__Task goal__: Quote the lines that run from the line containing "Generate a Python" down to the line containing "ax = fig.add_axes([0.148, 0.224, 0.830, 0.758])". Include both of those lines, reproduce each exactly, and omit everything else.

__Data rows__:
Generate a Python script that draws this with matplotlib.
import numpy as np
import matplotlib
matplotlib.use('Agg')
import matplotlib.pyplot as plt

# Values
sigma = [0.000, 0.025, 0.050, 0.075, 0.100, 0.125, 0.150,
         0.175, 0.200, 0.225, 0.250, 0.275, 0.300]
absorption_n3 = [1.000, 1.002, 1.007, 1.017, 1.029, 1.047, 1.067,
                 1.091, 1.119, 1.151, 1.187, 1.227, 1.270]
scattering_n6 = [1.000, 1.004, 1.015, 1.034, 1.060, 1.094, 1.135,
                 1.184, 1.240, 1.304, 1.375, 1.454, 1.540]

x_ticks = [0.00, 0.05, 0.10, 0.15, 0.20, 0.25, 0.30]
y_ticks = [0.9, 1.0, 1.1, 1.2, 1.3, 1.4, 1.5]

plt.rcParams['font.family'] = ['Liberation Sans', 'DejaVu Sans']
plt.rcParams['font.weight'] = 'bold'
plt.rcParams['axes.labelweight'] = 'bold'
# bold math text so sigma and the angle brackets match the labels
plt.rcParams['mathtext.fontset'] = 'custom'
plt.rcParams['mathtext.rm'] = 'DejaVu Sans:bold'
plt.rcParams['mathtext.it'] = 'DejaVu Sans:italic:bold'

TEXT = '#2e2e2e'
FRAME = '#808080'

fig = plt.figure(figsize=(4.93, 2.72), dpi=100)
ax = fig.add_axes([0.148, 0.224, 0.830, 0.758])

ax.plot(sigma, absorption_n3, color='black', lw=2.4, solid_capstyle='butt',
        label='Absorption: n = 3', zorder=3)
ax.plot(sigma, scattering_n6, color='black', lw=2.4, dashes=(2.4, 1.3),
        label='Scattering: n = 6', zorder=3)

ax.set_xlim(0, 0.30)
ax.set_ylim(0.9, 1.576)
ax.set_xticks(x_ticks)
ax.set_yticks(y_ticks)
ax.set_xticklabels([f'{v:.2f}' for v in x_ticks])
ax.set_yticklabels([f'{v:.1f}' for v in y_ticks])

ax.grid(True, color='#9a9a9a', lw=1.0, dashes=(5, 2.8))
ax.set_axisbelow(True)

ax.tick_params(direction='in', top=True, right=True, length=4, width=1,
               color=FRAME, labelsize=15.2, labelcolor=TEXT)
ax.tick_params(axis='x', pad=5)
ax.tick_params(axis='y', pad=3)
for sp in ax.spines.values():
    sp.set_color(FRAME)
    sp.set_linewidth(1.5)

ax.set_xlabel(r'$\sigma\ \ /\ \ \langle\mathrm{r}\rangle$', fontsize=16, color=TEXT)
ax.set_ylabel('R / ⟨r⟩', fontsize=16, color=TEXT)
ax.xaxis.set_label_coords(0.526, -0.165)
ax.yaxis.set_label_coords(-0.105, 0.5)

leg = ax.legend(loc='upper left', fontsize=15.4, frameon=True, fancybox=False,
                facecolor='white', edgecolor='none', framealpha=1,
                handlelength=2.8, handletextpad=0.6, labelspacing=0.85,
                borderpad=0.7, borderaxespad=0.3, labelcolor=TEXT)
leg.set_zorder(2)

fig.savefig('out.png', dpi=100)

* * *

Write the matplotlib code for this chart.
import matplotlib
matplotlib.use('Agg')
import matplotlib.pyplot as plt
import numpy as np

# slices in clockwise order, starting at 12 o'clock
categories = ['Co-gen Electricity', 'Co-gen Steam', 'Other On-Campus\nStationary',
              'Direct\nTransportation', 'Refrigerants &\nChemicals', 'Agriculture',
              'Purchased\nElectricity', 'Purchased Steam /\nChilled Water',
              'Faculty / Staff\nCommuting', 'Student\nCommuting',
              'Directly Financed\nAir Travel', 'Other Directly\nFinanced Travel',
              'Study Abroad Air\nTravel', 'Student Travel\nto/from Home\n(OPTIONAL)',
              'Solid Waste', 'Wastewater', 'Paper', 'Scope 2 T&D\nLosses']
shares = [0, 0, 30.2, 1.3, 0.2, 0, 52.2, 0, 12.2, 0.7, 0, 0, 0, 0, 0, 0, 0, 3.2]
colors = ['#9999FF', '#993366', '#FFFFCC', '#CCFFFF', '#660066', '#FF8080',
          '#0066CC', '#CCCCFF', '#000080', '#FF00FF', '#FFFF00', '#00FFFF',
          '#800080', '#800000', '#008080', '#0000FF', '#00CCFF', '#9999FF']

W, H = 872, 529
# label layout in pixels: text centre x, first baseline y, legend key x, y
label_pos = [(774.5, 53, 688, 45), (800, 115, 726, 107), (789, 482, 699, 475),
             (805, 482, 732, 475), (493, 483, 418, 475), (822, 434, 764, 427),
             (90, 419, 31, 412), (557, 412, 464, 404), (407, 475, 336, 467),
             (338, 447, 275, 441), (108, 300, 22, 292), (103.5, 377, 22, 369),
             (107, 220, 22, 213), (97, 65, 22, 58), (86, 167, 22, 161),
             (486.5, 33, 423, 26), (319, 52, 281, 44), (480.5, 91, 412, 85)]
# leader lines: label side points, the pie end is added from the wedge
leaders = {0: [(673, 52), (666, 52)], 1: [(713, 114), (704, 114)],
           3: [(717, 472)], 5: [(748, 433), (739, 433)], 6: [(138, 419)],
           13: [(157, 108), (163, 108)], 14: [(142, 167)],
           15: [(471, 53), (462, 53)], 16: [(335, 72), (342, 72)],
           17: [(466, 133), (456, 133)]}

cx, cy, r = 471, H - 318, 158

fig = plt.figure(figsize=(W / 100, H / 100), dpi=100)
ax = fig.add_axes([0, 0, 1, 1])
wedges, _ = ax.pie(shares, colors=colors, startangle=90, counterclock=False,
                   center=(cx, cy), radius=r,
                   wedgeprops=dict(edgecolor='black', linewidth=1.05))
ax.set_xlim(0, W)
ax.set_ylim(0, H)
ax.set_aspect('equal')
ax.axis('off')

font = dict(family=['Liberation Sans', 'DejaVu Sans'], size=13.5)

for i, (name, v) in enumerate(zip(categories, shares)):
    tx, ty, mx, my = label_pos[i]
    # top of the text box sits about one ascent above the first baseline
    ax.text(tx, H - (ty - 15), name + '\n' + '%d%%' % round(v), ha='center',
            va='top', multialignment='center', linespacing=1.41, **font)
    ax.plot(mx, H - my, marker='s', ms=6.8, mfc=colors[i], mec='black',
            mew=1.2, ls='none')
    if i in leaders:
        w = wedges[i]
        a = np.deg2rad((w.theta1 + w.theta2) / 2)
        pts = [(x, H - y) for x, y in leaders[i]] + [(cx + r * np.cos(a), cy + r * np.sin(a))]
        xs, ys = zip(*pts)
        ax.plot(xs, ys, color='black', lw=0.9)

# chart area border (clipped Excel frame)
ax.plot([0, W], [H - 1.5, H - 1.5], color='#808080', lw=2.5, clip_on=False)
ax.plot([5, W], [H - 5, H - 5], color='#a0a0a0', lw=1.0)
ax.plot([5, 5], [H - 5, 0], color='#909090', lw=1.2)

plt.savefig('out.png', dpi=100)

* * *

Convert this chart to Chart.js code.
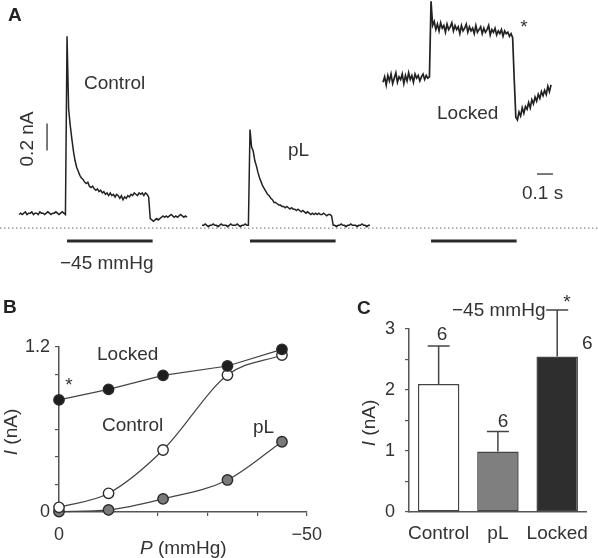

__Completed exercise__:
Generate a Python script that draws this with matplotlib.
import numpy as np
import matplotlib
matplotlib.use('Agg')
import matplotlib.pyplot as plt

# Values
sigma = [0.000, 0.025, 0.050, 0.075, 0.100, 0.125, 0.150,
         0.175, 0.200, 0.225, 0.250, 0.275, 0.300]
absorption_n3 = [1.000, 1.002, 1.007, 1.017, 1.029, 1.047, 1.067,
                 1.091, 1.119, 1.151, 1.187, 1.227, 1.270]
scattering_n6 = [1.000, 1.004, 1.015, 1.034, 1.060, 1.094, 1.135,
                 1.184, 1.240, 1.304, 1.375, 1.454, 1.540]

x_ticks = [0.00, 0.05, 0.10, 0.15, 0.20, 0.25, 0.30]
y_ticks = [0.9, 1.0, 1.1, 1.2, 1.3, 1.4, 1.5]

plt.rcParams['font.family'] = ['Liberation Sans', 'DejaVu Sans']
plt.rcParams['font.weight'] = 'bold'
plt.rcParams['axes.labelweight'] = 'bold'
# bold math text so sigma and the angle brackets match the labels
plt.rcParams['mathtext.fontset'] = 'custom'
plt.rcParams['mathtext.rm'] = 'DejaVu Sans:bold'
plt.rcParams['mathtext.it'] = 'DejaVu Sans:italic:bold'

TEXT = '#2e2e2e'
FRAME = '#808080'

fig = plt.figure(figsize=(4.93, 2.72), dpi=100)
ax = fig.add_axes([0.148, 0.224, 0.830, 0.758])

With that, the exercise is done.